In the original manifesto written by hacker The Mentor, he brought up the difference between crowd-reality and the reality of someone who understands how to make the equipment do what it’s capable of if not hampered by human fears and groupthink:

But did you, in your three-piece psychology and 1950’s technobrain,
ever take a look behind the eyes of the hacker? Did you ever wonder what
made him tick, what forces shaped him, what may have molded him?
I am a hacker, enter my world…
Mine is a world that begins with school… I’m smarter than most of
the other kids, this crap they teach us bores me…
Damn underachiever. They’re all alike.

I’m in junior high or high school. I’ve listened to teachers explain
for the fifteenth time how to reduce a fraction. I understand it. “No, Ms.
Smith, I didn’t show my work. I did it in my head…”
Damn kid. Probably copied it. They’re all alike.

I made a discovery today. I found a computer. Wait a second, this is
cool. It does what I want it to. If it makes a mistake, it’s because I
screwed it up. Not because it doesn’t like me…
Or feels threatened by me…
Or thinks I’m a smart ass…
Or doesn’t like teaching and shouldn’t be here…
Damn kid. All he does is play games. They’re all alike.

And then it happened… a door opened to a world… rushing through
the phone line like heroin through an addict’s veins, an electronic pulse is
sent out, a refuge from the day-to-day incompetencies is sought… a board is
found.
“This is it… this is where I belong…”
I know everyone here… even if I’ve never met them, never talked to
them, may never hear from them again… I know you all…
Damn kid. Tying up the phone line again. They’re all alike…

You bet your ass we’re all alike… we’ve been spoon-fed baby food at
school when we hungered for steak… the bits of meat that you did let slip
through were pre-chewed and tasteless. We’ve been dominated by sadists, or
ignored by the apathetic. The few that had something to teach found us will-
ing pupils, but those few are like drops of water in the desert.

This is our world now… the world of the electron and the switch, the
beauty of the baud. We make use of a service already existing without paying
for what could be dirt-cheap if it wasn’t run by profiteering gluttons, and
you call us criminals. We explore… and you call us criminals. We seek
after knowledge… and you call us criminals. We exist without skin color,
without nationality, without religious bias… and you call us criminals.
You build atomic bombs, you wage wars, you murder, cheat, and lie to us
and try to make us believe it’s for our own good, yet we’re the criminals.
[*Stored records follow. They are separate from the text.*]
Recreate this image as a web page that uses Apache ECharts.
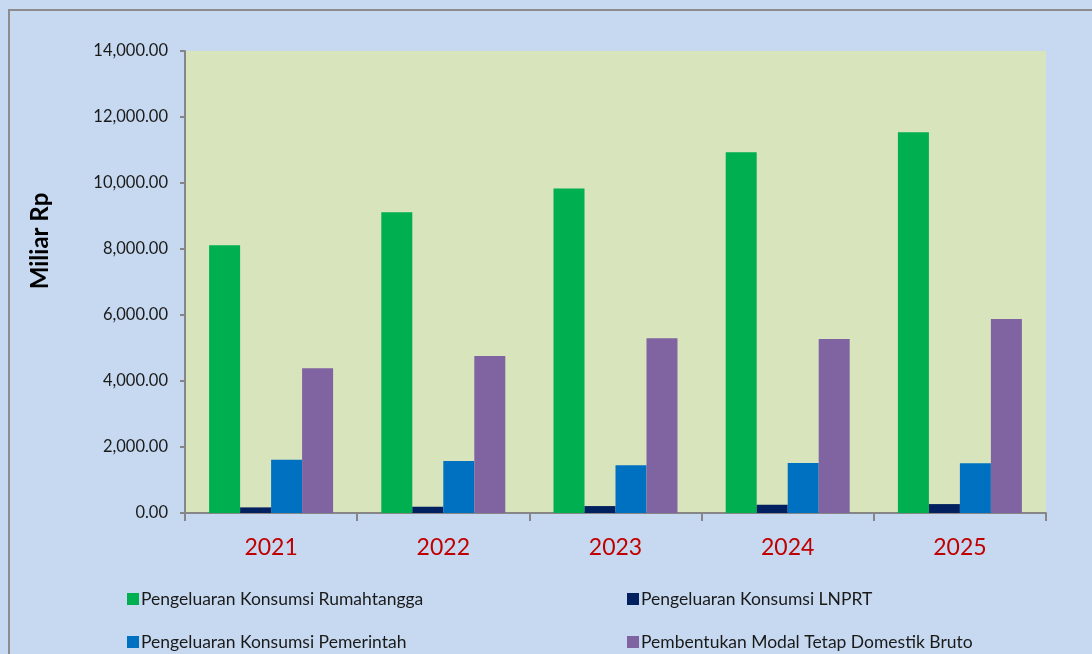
<!DOCTYPE html>
<html>
<head>
<meta charset="utf-8">
<script src="https://cdn.jsdelivr.net/npm/echarts@6/dist/echarts.min.js"></script>
<style>
  html, body { margin: 0; padding: 0; background: #c6d9f0; }
  #main { width: 1092px; height: 654px; }
</style>
</head>
<body>
<div id="main"></div>
<script>
var years = ['2021', '2022', '2023', '2024', '2025'];
var rumahtangga = [8110, 9115, 9830, 10930, 11535];
var lnprt = [170, 190, 210, 250, 270];
var pemerintah = [1615, 1575, 1445, 1515, 1505];
var modalTetap = [4385, 4760, 5295, 5275, 5880];

var seriesNames = [
  'Pengeluaran Konsumsi Rumahtangga',
  'Pengeluaran Konsumsi LNPRT',
  'Pengeluaran Konsumsi Pemerintah',
  'Pembentukan Modal Tetap Domestik Bruto'
];

var font = 'Lato, "Open Sans", sans-serif';
var mychart = echarts.init(document.getElementById('main'));

function bar(name, data, color) {
  return {
    name: name,
    type: 'bar',
    data: data,
    barGap: '0%',
    barCategoryGap: '28%',
    itemStyle: { color: color },
    animation: false
  };
}

// one legend per entry so the 2x2 layout sits where the original has it
function legendItem(name, left, top) {
  return {
    data: [name],
    left: left, top: top,
    itemWidth: 12, itemHeight: 12,
    icon: 'rect',
    textStyle: { fontSize: 17.5, color: '#1a1a1a', fontFamily: font, padding: [0, 0, 0, -3] }
  };
}

var option = {
  backgroundColor: '#c6d9f0',
  textStyle: { fontFamily: font },
  grid: {
    left: 185, right: 46, top: 51, bottom: 141,
    show: true,
    backgroundColor: '#d8e4bc',
    borderWidth: 0
  },
  legend: [
    legendItem(seriesNames[0], 122, 585),
    legendItem(seriesNames[1], 622, 585),
    legendItem(seriesNames[2], 122, 628),
    legendItem(seriesNames[3], 622, 628)
  ],
  xAxis: {
    type: 'category',
    data: years,
    axisLine: { lineStyle: { color: '#868686', width: 2 } },
    axisTick: { show: true, length: 8, interval: 0, lineStyle: { color: '#868686', width: 2 } },
    axisLabel: { color: '#c00000', fontSize: 23, margin: 23, fontFamily: font }
  },
  yAxis: {
    type: 'value',
    min: 0, max: 14000, interval: 2000,
    axisLine: { show: true, lineStyle: { color: '#868686', width: 2 } },
    axisTick: { show: true, length: 5, lineStyle: { color: '#868686', width: 2 } },
    splitLine: { show: false },
    axisLabel: {
      color: '#1a1a1a', fontSize: 16.5, margin: 17, fontFamily: font,
      formatter: function (v) {
        return v.toLocaleString('en-US', { minimumFractionDigits: 2, maximumFractionDigits: 2 });
      }
    }
  },
  graphic: [
    {
      type: 'rect',
      shape: { x: 9, y: 10, width: 1200, height: 800 },
      style: { fill: 'none', stroke: '#8c8c8c', lineWidth: 2 },
      silent: true
    },
    {
      type: 'text',
      x: 40, y: 241,
      rotation: Math.PI / 2,
      style: {
        text: 'Miliar Rp',
        font: 'bold 24px ' + font,
        fill: '#000',
        align: 'center',
        verticalAlign: 'middle'
      }
    }
  ],
  series: [
    bar(seriesNames[0], rumahtangga, '#00b050'),
    bar(seriesNames[1], lnprt, '#002060'),
    bar(seriesNames[2], pemerintah, '#0070c0'),
    bar(seriesNames[3], modalTetap, '#8064a2')
  ]
};

mychart.setOption(option);
</script>
</body>
</html>
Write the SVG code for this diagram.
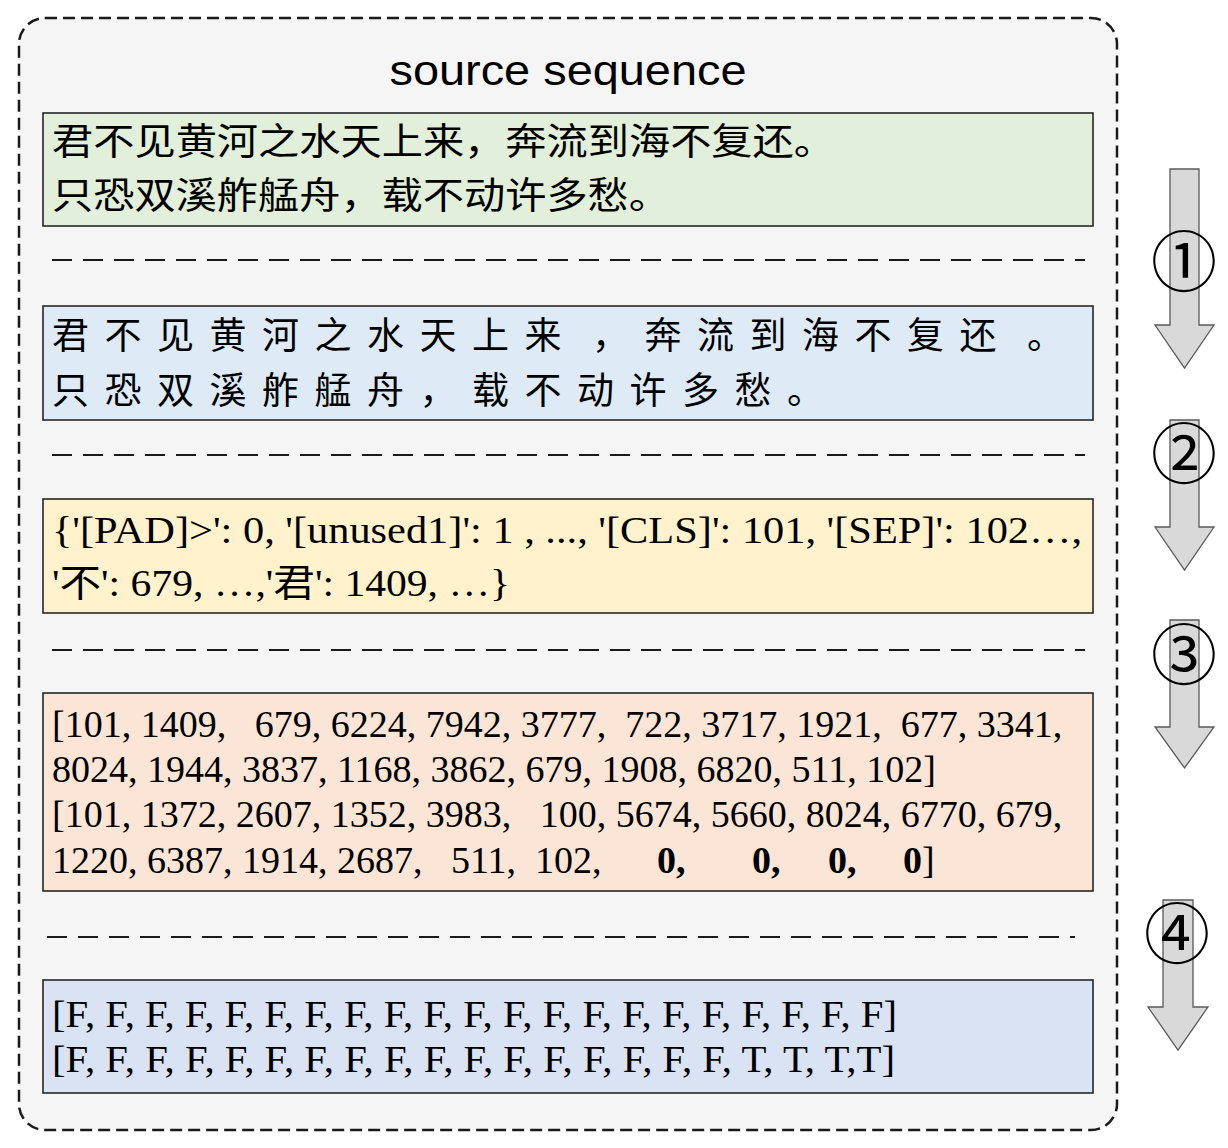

Yes, I am a criminal. My crime is that of curiosity. My crime is
that of judging people by what they say and think, not what they look like.
My crime is that of outsmarting you, something that you will never forgive me
for.

I am a hacker, and this is my manifesto. You may stop this individual,
but you can’t stop us all… after all, we’re all alike.

PHRACK

While he succumbs to groupthink and crowd reality on political issues — which is why few outside the hacking community take this screed seriously — he makes a good point:

“we’ve been spoon-fed baby food at
school when we hungered for steak”

Society dumbs itself down to preserve all of its members, when many are completely clueless. This is why societies start dying as soon as they are born — there is no natural selection to carry away the parasites, liars, depressives, etc.

This dumbing down has a destructive consequence that eventually dooms the society — the creation of a “social reality,” or a consensual politeness that insists on equality and not offending anyone. However, that consensual reality is opposed to the truths that a smart kid can perceive. It’s also based on the idea of mutual non-aggression, such as our prohibition on stealing, breaking and entering, etc.

But what if there’s vital knowledge behind a locked door?

Hackers are the first to throw aside the morality of the crowd, realizing that said morality is ultimately what will kill their society, and pursue a goal for its own sake — they make knowledge the ends, and everything else the means, of the life process.

It’s a more mature worldview that completely threatens the crowd-order, and so panicked societies throw everything they can at hackers — including trying to group them in with petty criminals who are using computers as they otherwise would use lock picks, crowbars and saps.